In many respects, a brake system is like an energy conversion machine. It takes one type of energy, motion, and converts it into another, heat. That heat is dissipated into the atmosphere. This heat is generated by friction.
Friction can be defined as the resistance to motion between two surfaces touching each other. In a brake system, the two surfaces in drum brakes are brake shoes and linings, and brake drums. In disc brakes, the two surfaces are the brake pads and rotors. It is this resistance to motion that actually stops the vehicle.
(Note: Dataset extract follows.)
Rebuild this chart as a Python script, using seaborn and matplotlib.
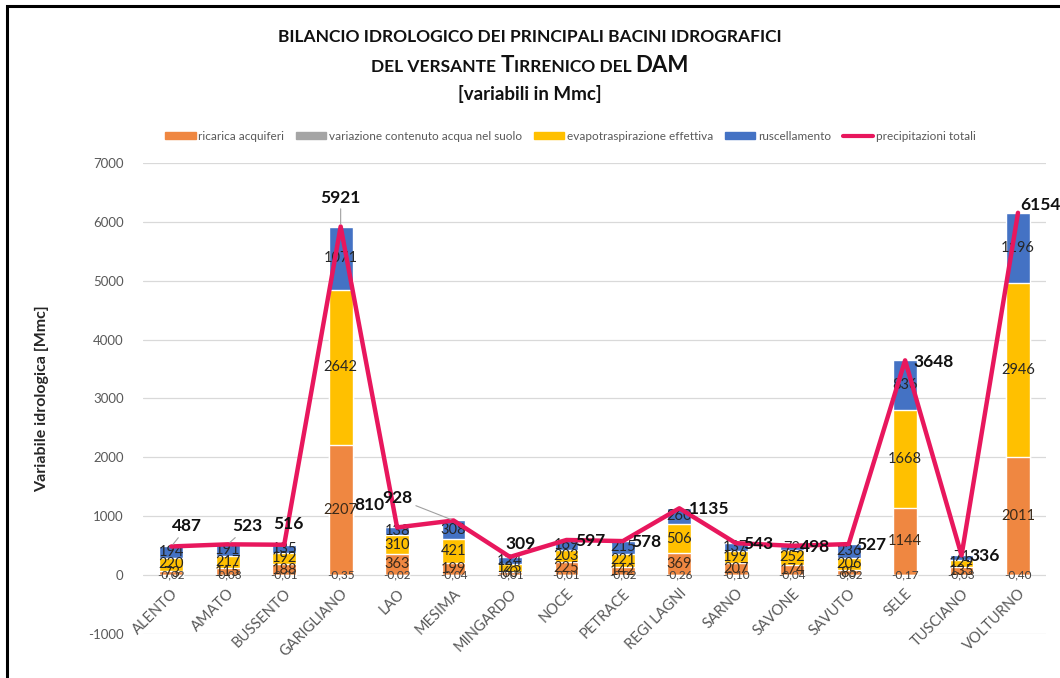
import numpy as np
import pandas as pd
import matplotlib
matplotlib.use("Agg")
import matplotlib.pyplot as plt
import seaborn as sns
from matplotlib.patches import Patch, Rectangle
from matplotlib.lines import Line2D

# data (Mmc)
bacini = ["ALENTO", "AMATO", "BUSSENTO", "GARIGLIANO", "LAO", "MESIMA", "MINGARDO", "NOCE",
          "PETRACE", "REGI LAGNI", "SARNO", "SAVONE", "SAVUTO", "SELE", "TUSCIANO", "VOLTURNO"]
ricarica = [73, 115, 188, 2207, 363, 199, 60, 225, 142, 369, 207, 174, 85, 1144, 135, 2011]
variazione = [-0.02, -0.03, -0.01, -0.35, -0.02, -0.04, -0.01, -0.01, -0.02, -0.26, -0.10, -0.04,
              -0.02, -0.17, -0.03, -0.40]
evapotrasp = [220, 217, 192, 2642, 310, 421, 125, 203, 221, 506, 199, 252, 206, 1668, 129, 2946]
ruscellamento = [194, 191, 135, 1071, 138, 308, 124, 169, 215, 260, 137, 72, 236, 836, 71, 1196]
precipitazioni = [487, 523, 516, 5921, 810, 928, 309, 597, 578, 1135, 543, 498, 527, 3648, 336, 6154]

# label offsets (pixels) for the precipitation labels
lab_dx = [16, 20, 4, 0, -28, -56, 11, 24, 23, 30, 23, 23, 23, 28, 23, 22]
lab_dy = [20, 18, 21, 29, 22, 22, 13, -1, -1, -1, -1, -1, -1, -2, -1, 8]
leader = [True, True, False, True, False, True] + [False] * 10

df = pd.DataFrame({"bacino": bacini, "ricarica": ricarica, "variazione": variazione,
                   "evapo": evapotrasp, "rusc": ruscellamento, "prec": precipitazioni})
df["c_ric"] = df["ricarica"]
df["c_evap"] = df["ricarica"] + df["evapo"]
df["c_rusc"] = df["c_evap"] + df["rusc"]

C_RIC = "#EF8741"
C_VAR = "#A5A5A5"
C_EVA = "#FFC000"
C_RUS = "#4472C4"
C_LIN = "#E8175D"
TXT = "#595959"

sns.set_theme(style="white")
plt.rcParams["font.family"] = ["Lato", "DejaVu Sans"]
plt.rcParams["axes.unicode_minus"] = False

fig = plt.figure(figsize=(10.6, 6.78), dpi=100)
ax = fig.add_axes([0.135, 0.0649, 0.852, 0.6947])

# stacked bars: draw cumulative heights back to front
w = 0.42
sns.barplot(data=df, x="bacino", y="c_rusc", color=C_RUS, width=w, saturation=1, ax=ax, zorder=2)
sns.barplot(data=df, x="bacino", y="c_evap", color=C_EVA, width=w, saturation=1, ax=ax, zorder=2)
sns.barplot(data=df, x="bacino", y="c_ric", color=C_RIC, width=w, saturation=1, ax=ax, zorder=2)
sns.barplot(data=df, x="bacino", y="variazione", color=C_VAR, width=w, saturation=1, ax=ax, zorder=2)

xs = np.arange(len(bacini))
sns.lineplot(x=xs, y=df["prec"], color=C_LIN, lw=3.2, ax=ax, sort=False, zorder=4)

# segment labels
for i in xs:
    r, e, u = ricarica[i], evapotrasp[i], ruscellamento[i]
    ax.text(i, r / 2, f"{r}", ha="center", va="center", fontsize=10.5, color="#3a2a1a", zorder=3)
    ax.text(i, r + e / 2, f"{e}", ha="center", va="center", fontsize=10.5, color="#262626", zorder=3)
    ax.text(i, r + e + u / 2, f"{u}", ha="center", va="center", fontsize=10.5, color="#262626", zorder=3)
    ax.text(i, 0, f"{variazione[i]:.2f}".replace(".", ","), ha="center", va="center",
            fontsize=8.5, color="#404040", zorder=3)

# precipitation labels
for i in xs:
    ann = dict(arrowstyle="-", color="#A0A0A0", lw=0.8, shrinkA=0, shrinkB=2) if leader[i] else None
    ax.annotate(f"{precipitazioni[i]}", xy=(i, precipitazioni[i]),
                xytext=(lab_dx[i], lab_dy[i]), textcoords="offset pixels",
                ha="center", va="center", fontsize=12.5, fontweight="bold", color="#111111",
                arrowprops=ann, zorder=5, annotation_clip=False)

ax.set_ylim(-1000, 7000)
ax.set_xlim(-0.5, len(bacini) - 0.5)
ax.set_yticks(range(-1000, 7001, 1000))
ax.yaxis.grid(True, color="#D9D9D9", lw=0.9)
ax.set_axisbelow(True)
# category axis crosses at zero, as in the reference
ax.spines["bottom"].set_position(("data", 0))
for s in ax.spines.values():
    s.set_visible(False)
ax.tick_params(axis="y", length=0, labelsize=9.5, labelcolor=TXT, pad=14)
ax.tick_params(axis="x", length=0, labelsize=10.5, labelcolor=TXT, pad=8)
ax.set_xlabel("")
ax.set_ylabel("Variabile idrologica [Mmc]", fontsize=11.5, fontweight="bold", color="#262626",
              labelpad=28)
plt.setp(ax.get_xticklabels(), rotation=45, ha="right", rotation_mode="anchor")

# title
fig.text(0.5, 1 - 37 / 678, "BILANCIO IDROLOGICO DEI PRINCIPALI BACINI IDROGRAFICI",
         ha="center", va="center", fontsize=12.5, fontweight="bold", color="#111111")
# second line in small caps: pieces of different size on one baseline
pieces = [("DEL VERSANTE ", 12.5), ("T", 16), ("IRRENICO DEL ", 12.5), ("DAM", 16)]
base_y = 1 - 72 / 678
texts = [fig.text(0, base_y, s, ha="left", va="baseline", fontsize=fs, fontweight="bold",
                  color="#111111") for s, fs in pieces]
fig.canvas.draw()
r = fig.canvas.get_renderer()
widths = [t.get_window_extent(r).width for t in texts]
x0 = (1060 - sum(widths)) / 2
for t, wd in zip(texts, widths):
    t.set_x(x0 / 1060)
    x0 += wd
fig.text(0.5, 1 - 94 / 678, "[variabili in Mmc]",
         ha="center", va="center", fontsize=13.5, fontweight="bold", color="#111111")

# legend
handles = [Patch(color=C_RIC, label="ricarica acquiferi"),
           Patch(color=C_VAR, label="variazione contenuto acqua nel suolo"),
           Patch(color=C_EVA, label="evapotraspirazione effettiva"),
           Patch(color=C_RUS, label="ruscellamento"),
           Line2D([], [], color=C_LIN, lw=3, label="precipitazioni totali")]
fig.legend(handles=handles, loc="center", bbox_to_anchor=(0.538, 1 - 136 / 678), ncol=5,
           frameon=False, fontsize=8.5, handlelength=2.6, handleheight=0.5, columnspacing=1.0,
           handletextpad=0.2, labelcolor=TXT)

# outer frame (only left/top visible in the reference crop)
fig.patches.append(Rectangle((7 / 1060, -0.1), 1.2, 1.1 - 6 / 678, transform=fig.transFigure,
                             fill=False, edgecolor="black", lw=2.2, zorder=10))

fig.savefig("out.png", dpi=100)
It is important to understand how friction works in a brake system-- what creates it and what does it do. Let's take a look at different parts of this stopping formula:
Pressure + Friction Material + Contact Area = Heat
Pressure: The brake system is designed to press the friction material against the braking surface (rotor or drum) and stop the vehicle. The amount of hydraulic pressure in the system is determined by the amount of force used to step on the brake pedal, the bore size of the master cylinder, and the size of the brake line.
In today's brake systems, pressure is converted into two types of mechanical actions: self-energizing and non-energizing.
A brake is called self-energizing if it uses the rotational force of the wheel to help stop the automobile. On this type of brake, the primary shoe contacts the drum, and the force travels through the adjuster link on the bottom to the secondary shoe. The secondary shoe wedges against the drum, stopped by an anchor pin and hydraulic pressure. On a self-energizing brake, the secondary shoe does approximately 70% of the braking. It has a longer lining than the primary shoe.
This type of brake is found on most drum-brake systems.
The non-energizing brake does not use the rotational force of the wheels to help stop the car. With disc brakes, one or more pistons in the caliper press the pads against the rotor, braking the car. On non-energizing drum brakes, a fixed anchor between the brake shoes prevents the rotational force from the leading shoe from transmitting to the trailing shoe. Seventy-percent of the braking action on this type of brake comes from the leading shoe.